Stated goal: Drop the pictures, then extract the listing word for word.

Records to process:
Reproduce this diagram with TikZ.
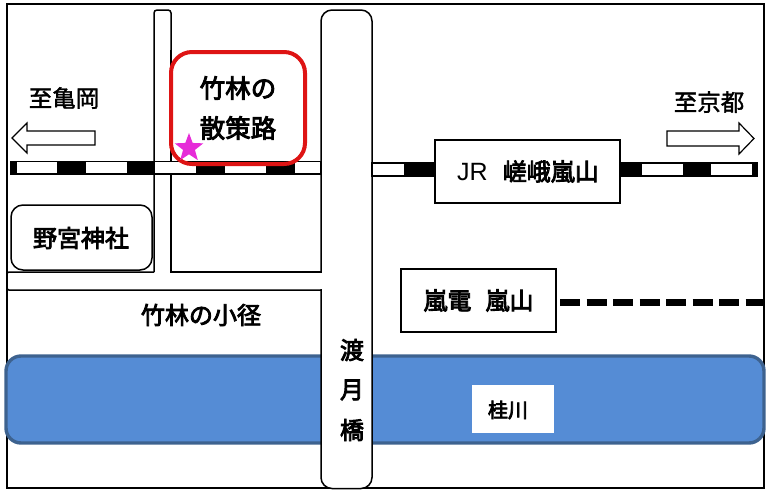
\documentclass[tikz,border=0pt]{standalone}
\usepackage{fontspec}
\newfontfamily\jpfont[FakeBold=1.5]{Noto Sans CJK JP}
\newfontfamily\jpbold[FakeBold=3.5]{Noto Sans CJK JP}
\setsansfont{Liberation Sans}
\usetikzlibrary{shapes.geometric}
\definecolor{riverblue}{HTML}{558CD5}
\definecolor{riveredge}{HTML}{3D628F}
\definecolor{spotred}{HTML}{DE1414}
\definecolor{starpink}{HTML}{E62BD8}
\begin{document}
\begin{tikzpicture}[x=1pt,y=-1pt,
  label/.style={font=\jpfont\fontsize{23.5}{24}\selectfont,inner sep=0pt},
  boldlabel/.style={font=\jpbold\fontsize{24}{24}\selectfont,inner sep=0pt},
  spotlabel/.style={font=\jpbold\fontsize{25.5}{26}\selectfont,inner sep=0pt},
  roadline/.style={line width=1.5pt},
  stationbox/.style={draw,line width=2pt,fill=white,inner sep=0pt,outer sep=0pt},
  tie/.style={fill=black},
  rail/.style={draw,fill=white,line width=1.3pt},
  sign/.style={draw,fill=white,line width=1.2pt}]
\useasboundingbox (0,0) rectangle (772,498);
%\draw[help lines] (0,0) grid[step=50pt] (772,498);
\draw[line width=2pt] (6.5,4) rectangle (764,488);
\draw[line width=3.4pt,draw=riveredge,fill=riverblue,rounded corners=15pt] (6,356) rectangle (764,443);
% roads
\draw[roadline,fill=white,rounded corners=11pt] (321,10) rectangle (372,488.5);
\draw[roadline,rounded corners=3pt] (154,272) -- (154,10) -- (171,10) -- (171,50);
\draw[roadline] (171,50) -- (171,272) -- (321,272);
\draw[roadline,rounded corners=2pt] (154,272) -- (7,272) -- (7,290) -- (321,290);
\fill[white] (319,273) rectangle (323,289);
% railway
\draw[rail] (11,161.5) rectangle (321,174);
\draw[rail] (372,163) rectangle (440,176);
\draw[rail] (615,163) rectangle (757,176);
\fill[tie] (11,161) rectangle (17,174.5);
\fill[tie] (57,161) rectangle (86,174.5);
\fill[tie] (127,161) rectangle (155,174.5);
\fill[tie] (196,161) rectangle (225,174.5);
\fill[tie] (266,161) rectangle (295,174.5);
\fill[tie] (404,162.5) rectangle (434,176.5);
\fill[tie] (620,162.5) rectangle (642,176.5);
\fill[tie] (683,162.5) rectangle (711,176.5);
\fill[tie] (752,162.5) rectangle (758,176.5);
% arrows
\draw[sign] (95,131) -- (27,131) -- (27,123) -- (12,138) -- (27,153) -- (27,145) -- (95,145) -- cycle;
\draw[sign] (667,131) -- (739,131) -- (739,123) -- (754,138.5) -- (739,154) -- (739,146) -- (667,146) -- cycle;
% places
\node[draw=spotred,line width=4pt,rounded corners=21pt,fill=none,minimum width=134pt,minimum height=112pt,outer sep=0pt] (spot) at (238,108) {};
\node[spotlabel] (spotA) at (238,88) {竹林の};
\node[spotlabel] (spotB) at (238,128) {散策路};
\node[star,star points=5,star point ratio=2.4,fill=starpink,inner sep=0pt,minimum size=30pt] (here) at (189,148) {};
\node[draw,line width=1.5pt,rounded corners=12pt,minimum width=141pt,minimum height=65pt,outer sep=0pt] (shrine) at (81.5,237.5) {};
\node[boldlabel] (shrineText) at (81,238) {野宮神社};
\node[label] (kameoka) at (64,98) {至亀岡};
\node[label] (kyoto) at (709,102) {至京都};
\node[stationbox,minimum width=185pt,minimum height=63pt,font=\jpbold\fontsize{24}{24}\selectfont] (jr) at (527.5,171.5) {\hspace{1pt}{\sffamily\fontsize{25}{25}\selectfont JR}\hspace{15pt}嵯峨嵐山};
\node[stationbox,minimum width=155pt,minimum height=63pt,font=\jpbold\fontsize{24}{24}\selectfont] (randen) at (478.5,300.5) {嵐電\hspace{14pt}嵐山};
\coordinate (randenEnd) at (764,302.5);
\draw[line width=6.5pt,dash pattern=on 20pt off 6.5pt] ([xshift=4pt,yshift=-2pt]randen.east) -- (randenEnd);
\node[boldlabel] (path) at (201,315) {竹林の小径};
\node[boldlabel] (bridgeA) at (352,350) {渡};
\node[boldlabel] (bridgeB) at (352,390) {月};
\node[boldlabel] (bridgeC) at (352,430) {橋};
\node[fill=white,minimum width=82pt,minimum height=48pt,inner sep=0pt] (riverBox) at (513,409) {};
\node[boldlabel,font=\jpbold\fontsize{20}{20}\selectfont] (river) at (508,410) {桂川};
\end{tikzpicture}
\end{document}
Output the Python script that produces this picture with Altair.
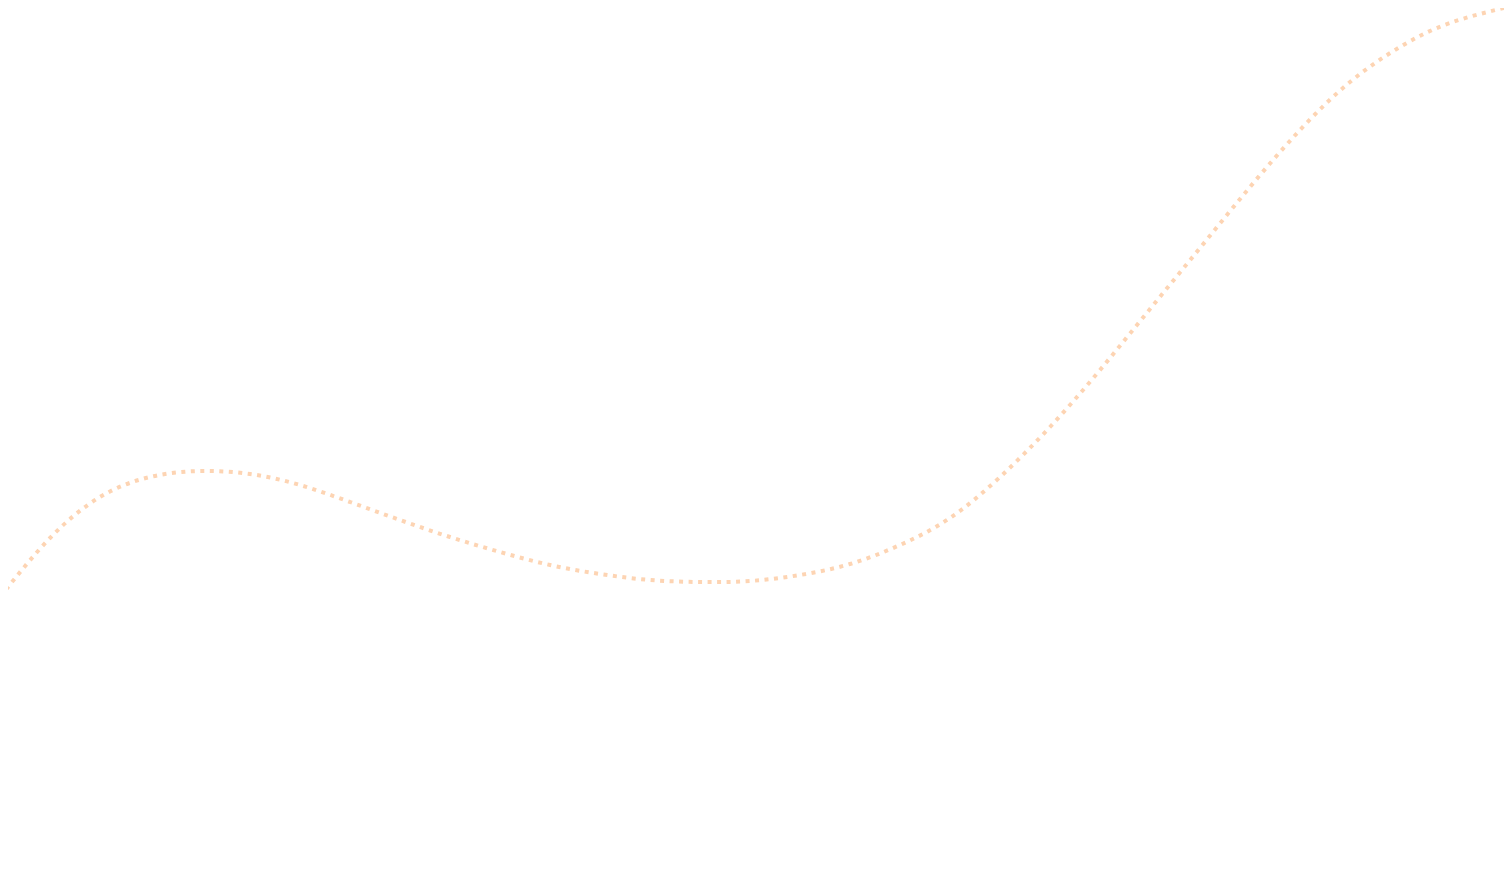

Task answer:
Reproduce this diagram with TikZ.
\documentclass[tikz,border=0pt]{standalone}
\usepackage{fontspec}
\newfontfamily\jpfont[FakeBold=1.5]{Noto Sans CJK JP}
\newfontfamily\jpbold[FakeBold=3.5]{Noto Sans CJK JP}
\setsansfont{Liberation Sans}
\usetikzlibrary{shapes.geometric}
\definecolor{riverblue}{HTML}{558CD5}
\definecolor{riveredge}{HTML}{3D628F}
\definecolor{spotred}{HTML}{DE1414}
\definecolor{starpink}{HTML}{E62BD8}
\begin{document}
\begin{tikzpicture}[x=1pt,y=-1pt,
  label/.style={font=\jpfont\fontsize{23.5}{24}\selectfont,inner sep=0pt},
  boldlabel/.style={font=\jpbold\fontsize{24}{24}\selectfont,inner sep=0pt},
  spotlabel/.style={font=\jpbold\fontsize{25.5}{26}\selectfont,inner sep=0pt},
  roadline/.style={line width=1.5pt},
  stationbox/.style={draw,line width=2pt,fill=white,inner sep=0pt,outer sep=0pt},
  tie/.style={fill=black},
  rail/.style={draw,fill=white,line width=1.3pt},
  sign/.style={draw,fill=white,line width=1.2pt}]
\useasboundingbox (0,0) rectangle (772,498);
%\draw[help lines] (0,0) grid[step=50pt] (772,498);
\draw[line width=2pt] (6.5,4) rectangle (764,488);
\draw[line width=3.4pt,draw=riveredge,fill=riverblue,rounded corners=15pt] (6,356) rectangle (764,443);
% roads
\draw[roadline,fill=white,rounded corners=11pt] (321,10) rectangle (372,488.5);
\draw[roadline,rounded corners=3pt] (154,272) -- (154,10) -- (171,10) -- (171,50);
\draw[roadline] (171,50) -- (171,272) -- (321,272);
\draw[roadline,rounded corners=2pt] (154,272) -- (7,272) -- (7,290) -- (321,290);
\fill[white] (319,273) rectangle (323,289);
% railway
\draw[rail] (11,161.5) rectangle (321,174);
\draw[rail] (372,163) rectangle (440,176);
\draw[rail] (615,163) rectangle (757,176);
\fill[tie] (11,161) rectangle (17,174.5);
\fill[tie] (57,161) rectangle (86,174.5);
\fill[tie] (127,161) rectangle (155,174.5);
\fill[tie] (196,161) rectangle (225,174.5);
\fill[tie] (266,161) rectangle (295,174.5);
\fill[tie] (404,162.5) rectangle (434,176.5);
\fill[tie] (620,162.5) rectangle (642,176.5);
\fill[tie] (683,162.5) rectangle (711,176.5);
\fill[tie] (752,162.5) rectangle (758,176.5);
% arrows
\draw[sign] (95,131) -- (27,131) -- (27,123) -- (12,138) -- (27,153) -- (27,145) -- (95,145) -- cycle;
\draw[sign] (667,131) -- (739,131) -- (739,123) -- (754,138.5) -- (739,154) -- (739,146) -- (667,146) -- cycle;
% places
\node[draw=spotred,line width=4pt,rounded corners=21pt,fill=none,minimum width=134pt,minimum height=112pt,outer sep=0pt] (spot) at (238,108) {};
\node[spotlabel] (spotA) at (238,88) {竹林の};
\node[spotlabel] (spotB) at (238,128) {散策路};
\node[star,star points=5,star point ratio=2.4,fill=starpink,inner sep=0pt,minimum size=30pt] (here) at (189,148) {};
\node[draw,line width=1.5pt,rounded corners=12pt,minimum width=141pt,minimum height=65pt,outer sep=0pt] (shrine) at (81.5,237.5) {};
\node[boldlabel] (shrineText) at (81,238) {野宮神社};
\node[label] (kameoka) at (64,98) {至亀岡};
\node[label] (kyoto) at (709,102) {至京都};
\node[stationbox,minimum width=185pt,minimum height=63pt,font=\jpbold\fontsize{24}{24}\selectfont] (jr) at (527.5,171.5) {\hspace{1pt}{\sffamily\fontsize{25}{25}\selectfont JR}\hspace{15pt}嵯峨嵐山};
\node[stationbox,minimum width=155pt,minimum height=63pt,font=\jpbold\fontsize{24}{24}\selectfont] (randen) at (478.5,300.5) {嵐電\hspace{14pt}嵐山};
\coordinate (randenEnd) at (764,302.5);
\draw[line width=6.5pt,dash pattern=on 20pt off 6.5pt] ([xshift=4pt,yshift=-2pt]randen.east) -- (randenEnd);
\node[boldlabel] (path) at (201,315) {竹林の小径};
\node[boldlabel] (bridgeA) at (352,350) {渡};
\node[boldlabel] (bridgeB) at (352,390) {月};
\node[boldlabel] (bridgeC) at (352,430) {橋};
\node[fill=white,minimum width=82pt,minimum height=48pt,inner sep=0pt] (riverBox) at (513,409) {};
\node[boldlabel,font=\jpbold\fontsize{20}{20}\selectfont] (river) at (508,410) {桂川};
\end{tikzpicture}
\end{document}
Output the Python script that produces this picture with Altair.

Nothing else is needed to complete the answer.